Direction
From the line with "Recreate this image" to the line with "max_x, max_y = 0.079, 5.07", both included, repeat each line exactly and leave out the pictures.

Task inputs
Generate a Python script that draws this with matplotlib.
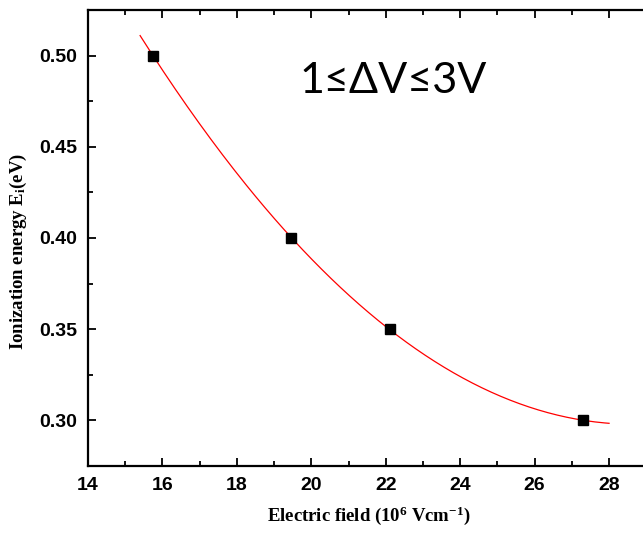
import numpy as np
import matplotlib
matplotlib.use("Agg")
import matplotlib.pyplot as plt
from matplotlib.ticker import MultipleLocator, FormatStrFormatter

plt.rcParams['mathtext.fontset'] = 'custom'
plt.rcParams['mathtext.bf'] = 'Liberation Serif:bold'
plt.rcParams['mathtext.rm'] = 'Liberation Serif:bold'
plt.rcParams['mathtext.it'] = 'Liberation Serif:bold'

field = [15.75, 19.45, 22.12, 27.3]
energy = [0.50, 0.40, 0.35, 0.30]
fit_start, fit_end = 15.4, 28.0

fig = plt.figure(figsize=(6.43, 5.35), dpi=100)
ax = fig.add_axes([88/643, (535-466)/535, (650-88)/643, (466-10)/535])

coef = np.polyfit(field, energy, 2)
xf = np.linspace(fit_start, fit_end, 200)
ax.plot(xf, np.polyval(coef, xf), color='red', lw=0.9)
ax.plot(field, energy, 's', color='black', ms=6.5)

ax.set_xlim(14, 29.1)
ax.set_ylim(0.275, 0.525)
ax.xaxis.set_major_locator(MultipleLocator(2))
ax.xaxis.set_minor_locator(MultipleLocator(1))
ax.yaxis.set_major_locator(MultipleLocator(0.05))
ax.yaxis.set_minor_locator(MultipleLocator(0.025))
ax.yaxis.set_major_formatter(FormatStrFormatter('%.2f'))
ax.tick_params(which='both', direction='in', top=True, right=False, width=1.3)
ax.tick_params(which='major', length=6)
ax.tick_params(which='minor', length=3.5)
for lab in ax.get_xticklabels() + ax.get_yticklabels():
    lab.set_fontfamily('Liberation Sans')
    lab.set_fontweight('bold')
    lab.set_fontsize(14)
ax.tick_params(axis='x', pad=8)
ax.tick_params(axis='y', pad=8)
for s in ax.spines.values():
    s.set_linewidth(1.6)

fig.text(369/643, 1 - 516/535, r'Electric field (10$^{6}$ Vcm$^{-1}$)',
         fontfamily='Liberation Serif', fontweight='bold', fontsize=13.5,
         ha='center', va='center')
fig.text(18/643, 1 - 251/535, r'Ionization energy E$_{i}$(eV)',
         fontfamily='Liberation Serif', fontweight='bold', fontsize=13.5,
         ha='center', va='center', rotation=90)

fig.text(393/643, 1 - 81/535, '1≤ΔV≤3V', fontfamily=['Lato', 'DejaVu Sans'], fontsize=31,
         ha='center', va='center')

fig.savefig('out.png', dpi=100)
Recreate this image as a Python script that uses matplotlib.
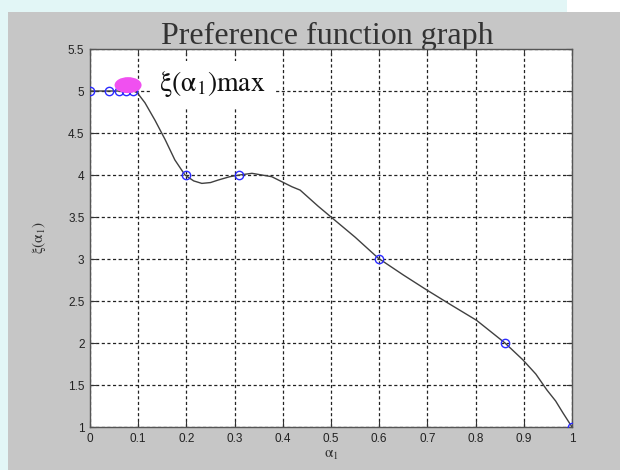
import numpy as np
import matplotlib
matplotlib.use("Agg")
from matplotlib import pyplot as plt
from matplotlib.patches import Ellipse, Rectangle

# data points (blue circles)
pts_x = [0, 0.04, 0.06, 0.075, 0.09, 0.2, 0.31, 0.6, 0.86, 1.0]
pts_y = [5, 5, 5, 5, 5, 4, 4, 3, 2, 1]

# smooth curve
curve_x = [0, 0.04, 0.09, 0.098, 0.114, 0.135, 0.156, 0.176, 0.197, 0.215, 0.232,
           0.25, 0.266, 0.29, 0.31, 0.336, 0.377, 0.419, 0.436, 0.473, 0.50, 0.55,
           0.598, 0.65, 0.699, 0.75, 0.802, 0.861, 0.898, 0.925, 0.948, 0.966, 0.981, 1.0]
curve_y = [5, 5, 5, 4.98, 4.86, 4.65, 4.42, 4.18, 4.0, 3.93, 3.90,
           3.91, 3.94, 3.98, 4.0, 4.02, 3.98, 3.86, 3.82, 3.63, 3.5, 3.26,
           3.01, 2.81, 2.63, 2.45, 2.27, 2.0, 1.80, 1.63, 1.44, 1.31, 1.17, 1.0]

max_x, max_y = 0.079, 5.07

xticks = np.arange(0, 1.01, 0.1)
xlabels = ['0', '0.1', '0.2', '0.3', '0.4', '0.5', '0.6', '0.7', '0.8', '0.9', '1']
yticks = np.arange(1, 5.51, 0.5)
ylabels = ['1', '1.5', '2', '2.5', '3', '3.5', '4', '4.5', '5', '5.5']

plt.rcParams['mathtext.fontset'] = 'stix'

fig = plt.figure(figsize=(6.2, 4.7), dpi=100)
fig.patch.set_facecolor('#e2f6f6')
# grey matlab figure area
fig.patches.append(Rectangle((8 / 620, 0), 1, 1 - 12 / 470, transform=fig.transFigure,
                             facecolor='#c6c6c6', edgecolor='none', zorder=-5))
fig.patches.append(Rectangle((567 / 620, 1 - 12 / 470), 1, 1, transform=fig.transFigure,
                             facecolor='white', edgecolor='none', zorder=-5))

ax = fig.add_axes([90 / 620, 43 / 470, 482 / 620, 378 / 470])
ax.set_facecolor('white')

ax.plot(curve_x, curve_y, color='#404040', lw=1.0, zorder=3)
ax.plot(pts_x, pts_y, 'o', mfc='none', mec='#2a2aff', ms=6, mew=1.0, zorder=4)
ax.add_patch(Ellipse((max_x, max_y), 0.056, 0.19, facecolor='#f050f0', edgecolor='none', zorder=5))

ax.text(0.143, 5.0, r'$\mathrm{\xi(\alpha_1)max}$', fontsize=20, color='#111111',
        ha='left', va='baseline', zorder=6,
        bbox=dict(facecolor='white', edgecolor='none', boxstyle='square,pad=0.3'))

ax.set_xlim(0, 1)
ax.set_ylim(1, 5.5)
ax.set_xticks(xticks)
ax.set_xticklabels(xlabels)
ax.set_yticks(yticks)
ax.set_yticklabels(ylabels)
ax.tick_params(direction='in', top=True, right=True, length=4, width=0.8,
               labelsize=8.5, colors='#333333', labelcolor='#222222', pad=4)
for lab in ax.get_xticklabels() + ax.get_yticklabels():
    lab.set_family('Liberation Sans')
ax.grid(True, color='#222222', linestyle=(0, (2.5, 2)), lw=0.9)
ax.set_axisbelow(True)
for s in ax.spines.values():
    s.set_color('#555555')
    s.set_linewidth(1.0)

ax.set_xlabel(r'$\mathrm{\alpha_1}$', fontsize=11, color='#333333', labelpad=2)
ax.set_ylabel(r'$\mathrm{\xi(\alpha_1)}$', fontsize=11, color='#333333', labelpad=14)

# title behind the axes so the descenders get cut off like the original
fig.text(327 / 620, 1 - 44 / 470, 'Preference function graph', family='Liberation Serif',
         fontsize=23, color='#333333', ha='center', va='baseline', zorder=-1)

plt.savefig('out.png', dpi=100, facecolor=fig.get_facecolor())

The completed task
Recreate this image as a Python script that uses matplotlib.
import numpy as np
import matplotlib
matplotlib.use("Agg")
from matplotlib import pyplot as plt
from matplotlib.patches import Ellipse, Rectangle

# data points (blue circles)
pts_x = [0, 0.04, 0.06, 0.075, 0.09, 0.2, 0.31, 0.6, 0.86, 1.0]
pts_y = [5, 5, 5, 5, 5, 4, 4, 3, 2, 1]

# smooth curve
curve_x = [0, 0.04, 0.09, 0.098, 0.114, 0.135, 0.156, 0.176, 0.197, 0.215, 0.232,
           0.25, 0.266, 0.29, 0.31, 0.336, 0.377, 0.419, 0.436, 0.473, 0.50, 0.55,
           0.598, 0.65, 0.699, 0.75, 0.802, 0.861, 0.898, 0.925, 0.948, 0.966, 0.981, 1.0]
curve_y = [5, 5, 5, 4.98, 4.86, 4.65, 4.42, 4.18, 4.0, 3.93, 3.90,
           3.91, 3.94, 3.98, 4.0, 4.02, 3.98, 3.86, 3.82, 3.63, 3.5, 3.26,
           3.01, 2.81, 2.63, 2.45, 2.27, 2.0, 1.80, 1.63, 1.44, 1.31, 1.17, 1.0]

max_x, max_y = 0.079, 5.07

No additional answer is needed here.